==== Recorded information

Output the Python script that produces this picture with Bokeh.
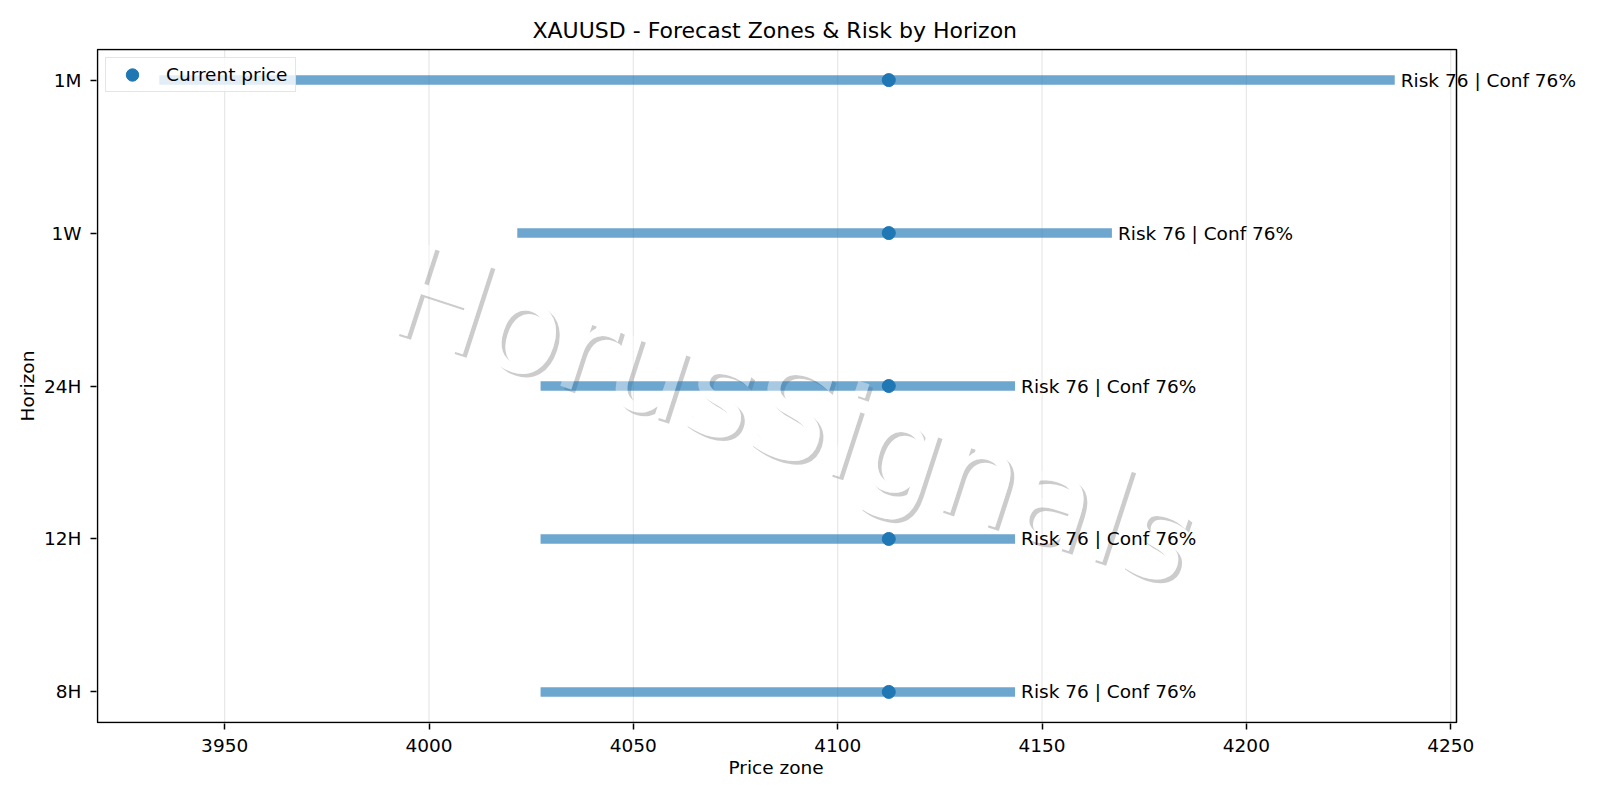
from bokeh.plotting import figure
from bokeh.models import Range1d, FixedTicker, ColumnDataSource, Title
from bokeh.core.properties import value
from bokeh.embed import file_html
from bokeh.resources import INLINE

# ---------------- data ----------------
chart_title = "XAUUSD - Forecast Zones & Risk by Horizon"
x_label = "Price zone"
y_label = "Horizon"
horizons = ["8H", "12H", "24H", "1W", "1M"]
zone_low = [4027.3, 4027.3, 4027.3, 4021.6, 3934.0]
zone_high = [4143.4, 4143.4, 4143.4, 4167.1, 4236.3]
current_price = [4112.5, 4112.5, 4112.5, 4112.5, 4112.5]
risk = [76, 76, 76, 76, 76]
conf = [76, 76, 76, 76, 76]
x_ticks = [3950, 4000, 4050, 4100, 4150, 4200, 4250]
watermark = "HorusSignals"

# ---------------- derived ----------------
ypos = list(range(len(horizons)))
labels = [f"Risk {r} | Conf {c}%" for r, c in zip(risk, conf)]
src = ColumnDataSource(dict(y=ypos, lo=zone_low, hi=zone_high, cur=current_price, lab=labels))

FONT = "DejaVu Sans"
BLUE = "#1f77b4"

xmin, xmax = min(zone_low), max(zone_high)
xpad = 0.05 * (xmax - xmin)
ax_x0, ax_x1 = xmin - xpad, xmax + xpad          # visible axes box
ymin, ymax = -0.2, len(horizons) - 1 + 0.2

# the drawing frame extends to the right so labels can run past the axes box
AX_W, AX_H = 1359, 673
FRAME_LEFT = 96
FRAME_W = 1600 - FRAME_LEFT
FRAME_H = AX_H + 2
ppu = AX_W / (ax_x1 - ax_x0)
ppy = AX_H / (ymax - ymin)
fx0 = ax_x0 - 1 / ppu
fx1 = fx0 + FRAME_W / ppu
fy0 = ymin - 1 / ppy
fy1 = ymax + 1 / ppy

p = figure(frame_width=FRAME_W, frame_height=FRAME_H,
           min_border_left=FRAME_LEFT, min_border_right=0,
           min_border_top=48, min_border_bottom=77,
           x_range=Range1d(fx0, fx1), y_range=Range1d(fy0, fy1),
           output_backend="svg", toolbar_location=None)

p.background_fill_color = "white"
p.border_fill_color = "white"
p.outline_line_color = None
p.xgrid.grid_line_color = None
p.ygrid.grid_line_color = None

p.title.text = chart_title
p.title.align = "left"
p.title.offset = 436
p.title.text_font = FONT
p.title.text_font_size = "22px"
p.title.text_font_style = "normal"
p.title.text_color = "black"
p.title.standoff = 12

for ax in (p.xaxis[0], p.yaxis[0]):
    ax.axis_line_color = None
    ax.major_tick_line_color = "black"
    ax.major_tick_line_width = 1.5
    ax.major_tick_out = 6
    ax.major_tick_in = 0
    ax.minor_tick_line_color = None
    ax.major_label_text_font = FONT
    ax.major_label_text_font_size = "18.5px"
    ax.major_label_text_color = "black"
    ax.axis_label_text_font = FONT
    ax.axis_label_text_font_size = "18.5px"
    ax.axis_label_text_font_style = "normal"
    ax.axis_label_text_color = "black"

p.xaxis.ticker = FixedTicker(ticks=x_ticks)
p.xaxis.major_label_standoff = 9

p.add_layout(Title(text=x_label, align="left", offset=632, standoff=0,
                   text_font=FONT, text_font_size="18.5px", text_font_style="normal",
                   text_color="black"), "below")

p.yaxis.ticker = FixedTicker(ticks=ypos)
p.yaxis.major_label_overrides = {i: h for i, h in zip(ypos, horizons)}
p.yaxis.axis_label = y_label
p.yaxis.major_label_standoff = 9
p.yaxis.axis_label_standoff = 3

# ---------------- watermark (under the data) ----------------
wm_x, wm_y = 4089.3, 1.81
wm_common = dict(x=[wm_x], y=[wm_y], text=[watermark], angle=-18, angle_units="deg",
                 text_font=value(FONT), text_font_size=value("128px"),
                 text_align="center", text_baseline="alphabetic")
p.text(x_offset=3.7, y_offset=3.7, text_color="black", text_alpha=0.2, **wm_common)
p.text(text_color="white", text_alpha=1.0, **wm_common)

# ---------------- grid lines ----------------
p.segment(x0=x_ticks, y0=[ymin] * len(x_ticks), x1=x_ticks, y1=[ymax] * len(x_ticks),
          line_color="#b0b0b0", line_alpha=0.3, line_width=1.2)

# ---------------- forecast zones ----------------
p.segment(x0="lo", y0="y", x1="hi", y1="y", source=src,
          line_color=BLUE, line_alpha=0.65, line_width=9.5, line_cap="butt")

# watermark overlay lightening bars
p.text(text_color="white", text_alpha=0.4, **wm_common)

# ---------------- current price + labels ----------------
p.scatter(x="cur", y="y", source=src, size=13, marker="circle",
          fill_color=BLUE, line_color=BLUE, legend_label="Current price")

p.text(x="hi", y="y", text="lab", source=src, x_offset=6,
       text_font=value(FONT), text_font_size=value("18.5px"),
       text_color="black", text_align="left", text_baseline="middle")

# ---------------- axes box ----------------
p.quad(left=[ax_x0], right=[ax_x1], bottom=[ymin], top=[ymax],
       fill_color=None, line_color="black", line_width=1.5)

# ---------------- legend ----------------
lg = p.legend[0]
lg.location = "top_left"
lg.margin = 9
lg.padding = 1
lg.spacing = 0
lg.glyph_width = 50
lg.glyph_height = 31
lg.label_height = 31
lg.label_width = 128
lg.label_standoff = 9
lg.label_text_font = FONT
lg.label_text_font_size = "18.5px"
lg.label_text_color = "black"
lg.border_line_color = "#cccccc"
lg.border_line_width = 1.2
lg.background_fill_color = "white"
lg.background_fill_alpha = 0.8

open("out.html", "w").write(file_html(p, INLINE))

========

Reproduce the material above in full and without alteration, but skip all pictures.

Result of this exercise:
Output the Python script that produces this picture with Bokeh.
from bokeh.plotting import figure
from bokeh.models import Range1d, FixedTicker, ColumnDataSource, Title
from bokeh.core.properties import value
from bokeh.embed import file_html
from bokeh.resources import INLINE

# ---------------- data ----------------
chart_title = "XAUUSD - Forecast Zones & Risk by Horizon"
x_label = "Price zone"
y_label = "Horizon"
horizons = ["8H", "12H", "24H", "1W", "1M"]
zone_low = [4027.3, 4027.3, 4027.3, 4021.6, 3934.0]
zone_high = [4143.4, 4143.4, 4143.4, 4167.1, 4236.3]
current_price = [4112.5, 4112.5, 4112.5, 4112.5, 4112.5]
risk = [76, 76, 76, 76, 76]
conf = [76, 76, 76, 76, 76]
x_ticks = [3950, 4000, 4050, 4100, 4150, 4200, 4250]
watermark = "HorusSignals"

# ---------------- derived ----------------
ypos = list(range(len(horizons)))
labels = [f"Risk {r} | Conf {c}%" for r, c in zip(risk, conf)]
src = ColumnDataSource(dict(y=ypos, lo=zone_low, hi=zone_high, cur=current_price, lab=labels))

FONT = "DejaVu Sans"
BLUE = "#1f77b4"

xmin, xmax = min(zone_low), max(zone_high)
xpad = 0.05 * (xmax - xmin)
ax_x0, ax_x1 = xmin - xpad, xmax + xpad          # visible axes box
ymin, ymax = -0.2, len(horizons) - 1 + 0.2

# the drawing frame extends to the right so labels can run past the axes box
AX_W, AX_H = 1359, 673
FRAME_LEFT = 96
FRAME_W = 1600 - FRAME_LEFT
FRAME_H = AX_H + 2
ppu = AX_W / (ax_x1 - ax_x0)
ppy = AX_H / (ymax - ymin)
fx0 = ax_x0 - 1 / ppu
fx1 = fx0 + FRAME_W / ppu
fy0 = ymin - 1 / ppy
fy1 = ymax + 1 / ppy

p = figure(frame_width=FRAME_W, frame_height=FRAME_H,
           min_border_left=FRAME_LEFT, min_border_right=0,
           min_border_top=48, min_border_bottom=77,
           x_range=Range1d(fx0, fx1), y_range=Range1d(fy0, fy1),
           output_backend="svg", toolbar_location=None)

p.background_fill_color = "white"
p.border_fill_color = "white"
p.outline_line_color = None
p.xgrid.grid_line_color = None
p.ygrid.grid_line_color = None

p.title.text = chart_title
p.title.align = "left"
p.title.offset = 436
p.title.text_font = FONT
p.title.text_font_size = "22px"
p.title.text_font_style = "normal"
p.title.text_color = "black"
p.title.standoff = 12

for ax in (p.xaxis[0], p.yaxis[0]):
    ax.axis_line_color = None
    ax.major_tick_line_color = "black"
    ax.major_tick_line_width = 1.5
    ax.major_tick_out = 6
    ax.major_tick_in = 0
    ax.minor_tick_line_color = None
    ax.major_label_text_font = FONT
    ax.major_label_text_font_size = "18.5px"
    ax.major_label_text_color = "black"
    ax.axis_label_text_font = FONT
    ax.axis_label_text_font_size = "18.5px"
    ax.axis_label_text_font_style = "normal"
    ax.axis_label_text_color = "black"

p.xaxis.ticker = FixedTicker(ticks=x_ticks)
p.xaxis.major_label_standoff = 9

p.add_layout(Title(text=x_label, align="left", offset=632, standoff=0,
                   text_font=FONT, text_font_size="18.5px", text_font_style="normal",
                   text_color="black"), "below")

p.yaxis.ticker = FixedTicker(ticks=ypos)
p.yaxis.major_label_overrides = {i: h for i, h in zip(ypos, horizons)}
p.yaxis.axis_label = y_label
p.yaxis.major_label_standoff = 9
p.yaxis.axis_label_standoff = 3

# ---------------- watermark (under the data) ----------------
wm_x, wm_y = 4089.3, 1.81
wm_common = dict(x=[wm_x], y=[wm_y], text=[watermark], angle=-18, angle_units="deg",
                 text_font=value(FONT), text_font_size=value("128px"),
                 text_align="center", text_baseline="alphabetic")
p.text(x_offset=3.7, y_offset=3.7, text_color="black", text_alpha=0.2, **wm_common)
p.text(text_color="white", text_alpha=1.0, **wm_common)

# ---------------- grid lines ----------------
p.segment(x0=x_ticks, y0=[ymin] * len(x_ticks), x1=x_ticks, y1=[ymax] * len(x_ticks),
          line_color="#b0b0b0", line_alpha=0.3, line_width=1.2)

# ---------------- forecast zones ----------------
p.segment(x0="lo", y0="y", x1="hi", y1="y", source=src,
          line_color=BLUE, line_alpha=0.65, line_width=9.5, line_cap="butt")

# watermark overlay lightening bars
p.text(text_color="white", text_alpha=0.4, **wm_common)

# ---------------- current price + labels ----------------
p.scatter(x="cur", y="y", source=src, size=13, marker="circle",
          fill_color=BLUE, line_color=BLUE, legend_label="Current price")

p.text(x="hi", y="y", text="lab", source=src, x_offset=6,
       text_font=value(FONT), text_font_size=value("18.5px"),
       text_color="black", text_align="left", text_baseline="middle")

# ---------------- axes box ----------------
p.quad(left=[ax_x0], right=[ax_x1], bottom=[ymin], top=[ymax],
       fill_color=None, line_color="black", line_width=1.5)

# ---------------- legend ----------------
lg = p.legend[0]
lg.location = "top_left"
lg.margin = 9
lg.padding = 1
lg.spacing = 0
lg.glyph_width = 50
lg.glyph_height = 31
lg.label_height = 31
lg.label_width = 128
lg.label_standoff = 9
lg.label_text_font = FONT
lg.label_text_font_size = "18.5px"
lg.label_text_color = "black"
lg.border_line_color = "#cccccc"
lg.border_line_width = 1.2
lg.background_fill_color = "white"
lg.background_fill_alpha = 0.8

open("out.html", "w").write(file_html(p, INLINE))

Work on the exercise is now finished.